• [TASK INSTRUCTIONS]:
Print only the lines from the top of the data through the line with "import pandas as pd", both included, skipping every picture.

• • • • • • •

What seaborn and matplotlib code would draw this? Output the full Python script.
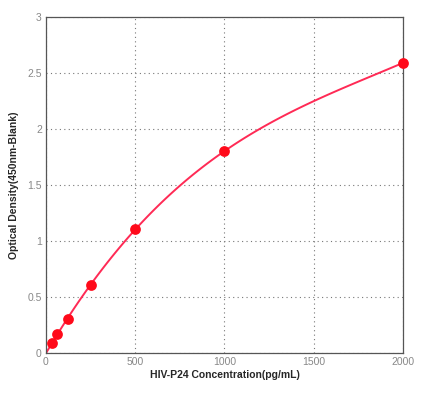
import matplotlib
matplotlib.use("Agg")
import matplotlib.pyplot as plt
import seaborn as sns
import pandas as pd

# Standard curve readings
conc = [31.25, 62.5, 125, 250, 500, 1000, 2000]
od = [0.09, 0.17, 0.30, 0.61, 1.11, 1.80, 2.59]
x_ticks = [0, 500, 1000, 1500, 2000]
y_ticks = [0, 0.5, 1, 1.5, 2, 2.5, 3]

df = pd.DataFrame({"conc": conc, "od": od})

sns.set_style("white")
plt.rcParams["font.family"] = ["Liberation Sans", "DejaVu Sans"]

fig = plt.figure(figsize=(4.38, 3.94), dpi=100)
ax = fig.add_axes([0.105, 0.104, 0.815, 0.853])
ax.set_xlim(0, 2000)
ax.set_ylim(0, 3)

# fitted standard curve
sns.regplot(x="conc", y="od", data=df, order=3, ci=None, scatter=False,
            truncate=False, color="#ff2a55", line_kws={"linewidth": 1.4}, ax=ax)
sns.scatterplot(x="conc", y="od", data=df, color="#ff0a1a", s=60,
                edgecolor="#ff0a1a", linewidth=0, zorder=5, clip_on=False, ax=ax)

ax.set_xlim(0, 2000)
ax.set_ylim(0, 3)
ax.set_xticks(x_ticks)
ax.set_yticks(y_ticks)
ax.set_xticklabels([str(t) for t in x_ticks])
ax.set_yticklabels([f"{t:g}" for t in y_ticks])
ax.grid(True, linestyle=(0, (1, 3)), color="#777777", linewidth=0.8)
ax.tick_params(labelsize=7.5, colors="#888888", length=0, pad=3)
for s in ax.spines.values():
    s.set_color("#555555")
    s.set_linewidth(0.9)

ax.set_xlabel("HIV-P24 Concentration(pg/mL)", fontsize=7.5, fontweight="bold", labelpad=2)
ax.set_ylabel("Optical Density(450nm-Blank)", fontsize=7.5, fontweight="bold", labelpad=6)

fig.savefig("out.png", dpi=100)
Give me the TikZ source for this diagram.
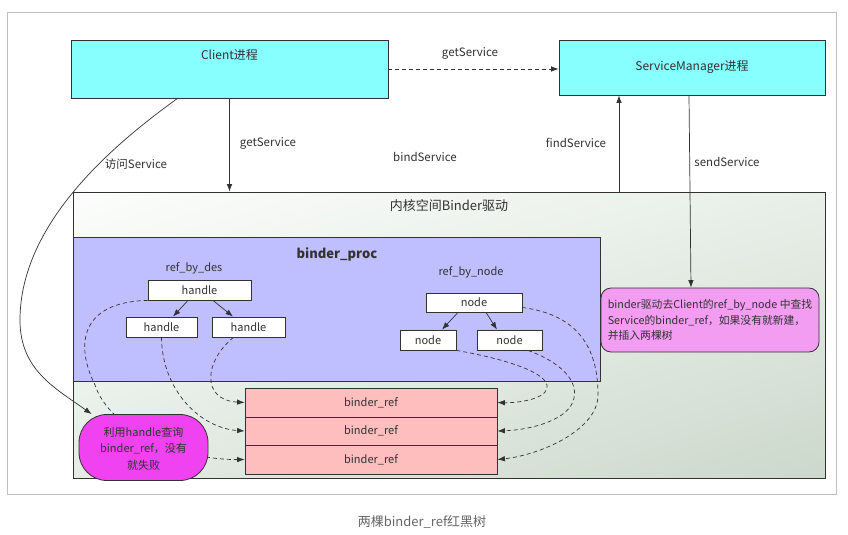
\documentclass[tikz,border=0pt]{standalone}
\usepackage{fontspec}
\setmainfont{Noto Sans CJK SC}
\usetikzlibrary{arrows.meta,calc,shadings}
\definecolor{cyanbox}{RGB}{135,255,255}
\definecolor{lav}{RGB}{191,191,255}
\definecolor{refpink}{RGB}{255,190,190}
\definecolor{notepink}{RGB}{242,156,242}
\definecolor{magbox}{RGB}{240,66,240}
\definecolor{kgA}{RGB}{252,253,252}
\definecolor{kgB}{RGB}{232,239,232}
\definecolor{kgC}{RGB}{228,236,228}
\definecolor{kgD}{RGB}{204,216,204}
\definecolor{ink}{RGB}{50,50,50}
\tikzset{
  box/.style={draw=ink, line width=0.8pt, inner sep=0pt, text=ink},
  arr/.style={-{Latex[length=7.5pt,width=5.5pt]}, line width=0.7pt, draw=ink},
  darr/.style={arr, dash pattern=on 4pt off 3pt},
  lbl/.style={font=\fontsize{11.5}{14}\selectfont, text=ink, inner sep=0pt},
  small/.style={font=\fontsize{11}{13}\selectfont},
}
\begin{document}
\begin{tikzpicture}[x=1pt,y=-1pt]
\useasboundingbox (0,0) rectangle (848,535);
\fill[white] (0,0) rectangle (848,535);
% outer frame
\draw[black!25, line width=0.9pt] (7,12) rectangle (836,494);

% kernel box
\node[box, minimum width=752pt, minimum height=286pt,
  upper left=kgA, upper right=kgB, lower left=kgC, lower right=kgD] (kernel) at (449,335) {};
\node[lbl, font=\fontsize{13}{15}\selectfont] (ktitle) at (449,206) {内核空间Binder驱动};

% binder_proc
\node[box, fill=lav, minimum width=527pt, minimum height=144pt] (proc) at (336.5,309) {};
\node[lbl, font=\bfseries\fontsize{13}{15}\selectfont] (proctitle) at (337,254) {binder\_proc};
\node[lbl, small] (rbd) at (194,268) {ref\_by\_des};
\node[lbl, small] (rbn) at (471,272) {ref\_by\_node};

% handle tree
\node[box, fill=white, small, minimum width=103pt, minimum height=20pt] (ht) at (199.5,290) {handle};
\node[box, fill=white, small, minimum width=71pt, minimum height=20pt] (hl) at (161.5,327) {handle};
\node[box, fill=white, small, minimum width=73pt, minimum height=20pt] (hr) at (248.5,327) {handle};
% node tree
\node[box, fill=white, small, minimum width=96pt, minimum height=19pt] (nt) at (474,302.5) {node};
\node[box, fill=white, small, minimum width=56pt, minimum height=20pt] (nl) at (428,340) {node};
\node[box, fill=white, small, minimum width=65pt, minimum height=20pt] (nr) at (509.5,340) {node};

\draw[arr] ([xshift=-11.5pt]ht.south) -- ([xshift=11.5pt]hl.north);
\draw[arr] ([xshift=13.5pt]ht.south) -- ([xshift=-15.5pt]hr.north);
\draw[arr] ([xshift=-16pt]nt.south) -- ([xshift=14pt]nl.north);
\draw[arr] ([xshift=12pt]nt.south) -- ([xshift=-12.5pt]nr.north);

% binder_ref rows
\node[box, fill=refpink, small, minimum width=252pt, minimum height=29pt] (br1) at (371,402.5) {binder\_ref};
\node[box, fill=refpink, small, minimum width=252pt, minimum height=28pt] (br2) at (371,431) {binder\_ref};
\node[box, fill=refpink, small, minimum width=252pt, minimum height=29pt] (br3) at (371,459.5) {binder\_ref};

% dashed links, left side
\draw[darr] (ht.south west) .. controls (80,302) and (75,345) .. (95,385)
   .. controls (110,430) and (180,460) .. (br3.west);
\draw[darr] (hl.south) .. controls (162,390) and (200,428) .. (br2.west);
\draw[darr] ([xshift=-15pt]hr.south) .. controls (205,360) and (200,400) .. (br1.west);
% dashed links, right side
\draw[darr] ($(nt.east)+(0,5)$) .. controls (580,315) and (598,350) .. (598,395)
   .. controls (598,430) and (540,455) .. (br3.east);
\draw[darr] ($(nr.south)+(18.5,0)$) .. controls (560,362) and (578,380) .. (574,398)
   .. controls (570,420) and (530,430) .. (br2.east);
\draw[darr] (nl.south east) .. controls (500,358) and (550,372) .. (547,388)
   .. controls (545,400) and (515,403) .. (br1.east);

% magenta note
\node[box, fill=magbox, rounded corners=28pt, minimum width=129pt, minimum height=66pt] (mag) at (143.5,447.5) {};
\node[lbl, small] (magt1) at (143.5,432) {利用handle查询};
\node[lbl, small] (magt2) at (143.5,448.5) {binder\_ref，没有};
\node[lbl, small] (magt3) at (143.5,465) {就失败};

% pink note
\node[box, fill=notepink, rounded corners=10pt, minimum width=218pt, minimum height=64pt,
  align=left, font=\fontsize{10.8}{15.5}\selectfont] (note) at (710,320)
  {binder驱动去Client的ref\_by\_node 中查找\\Service的binder\_ref，如果没有就新建，\\并插入两棵树};

% processes
\node[box, fill=cyanbox, minimum width=317pt, minimum height=58pt] (client) at (229.5,69) {};
\node[lbl, font=\fontsize{12}{14}\selectfont] (clientlbl) at (229.5,55) {Client进程};
\node[box, fill=cyanbox, minimum width=266pt, minimum height=55pt,
  font=\fontsize{12}{14}\selectfont] (sm) at (692,67.5) {ServiceManager进程};

% connectors between processes and kernel
\draw[darr] (client.east) -- (client.east -| sm.west);
\node[lbl] (l1) at (470,53) {getService};

\draw[arr] (client.south) -- (client.south |- kernel.north);
\node[lbl] (l2) at (268,143) {getService};

\node[lbl] (l3) at (425,157) {bindService};

\coordinate (fsb) at (619,192);
\draw[arr] (fsb) -- (fsb |- sm.south);
\node[lbl] (l4) at (576,143) {findService};

\draw[arr] ([xshift=-3pt]sm.south) -- ([xshift=-19pt]note.north);
\node[lbl] (l5) at (727,162) {sendService};

\draw[arr] ([xshift=-52pt]client.south) .. controls (120,140) and (20,220) .. (20,320)
   .. controls (20,370) and (55,388) .. ($(mag.north west)+(13,0)$);
\node[lbl] (l6) at (136,164) {访问Service};

% caption
\node[lbl, text=black!60, font=\fontsize{13}{15}\selectfont] (cap) at (422,522) {两棵binder\_ref红黑树};
\end{tikzpicture}
\end{document}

• • • • • • •

• [REPLY]:
What seaborn and matplotlib code would draw this? Output the full Python script.
import matplotlib
matplotlib.use("Agg")
import matplotlib.pyplot as plt
import seaborn as sns
import pandas as pd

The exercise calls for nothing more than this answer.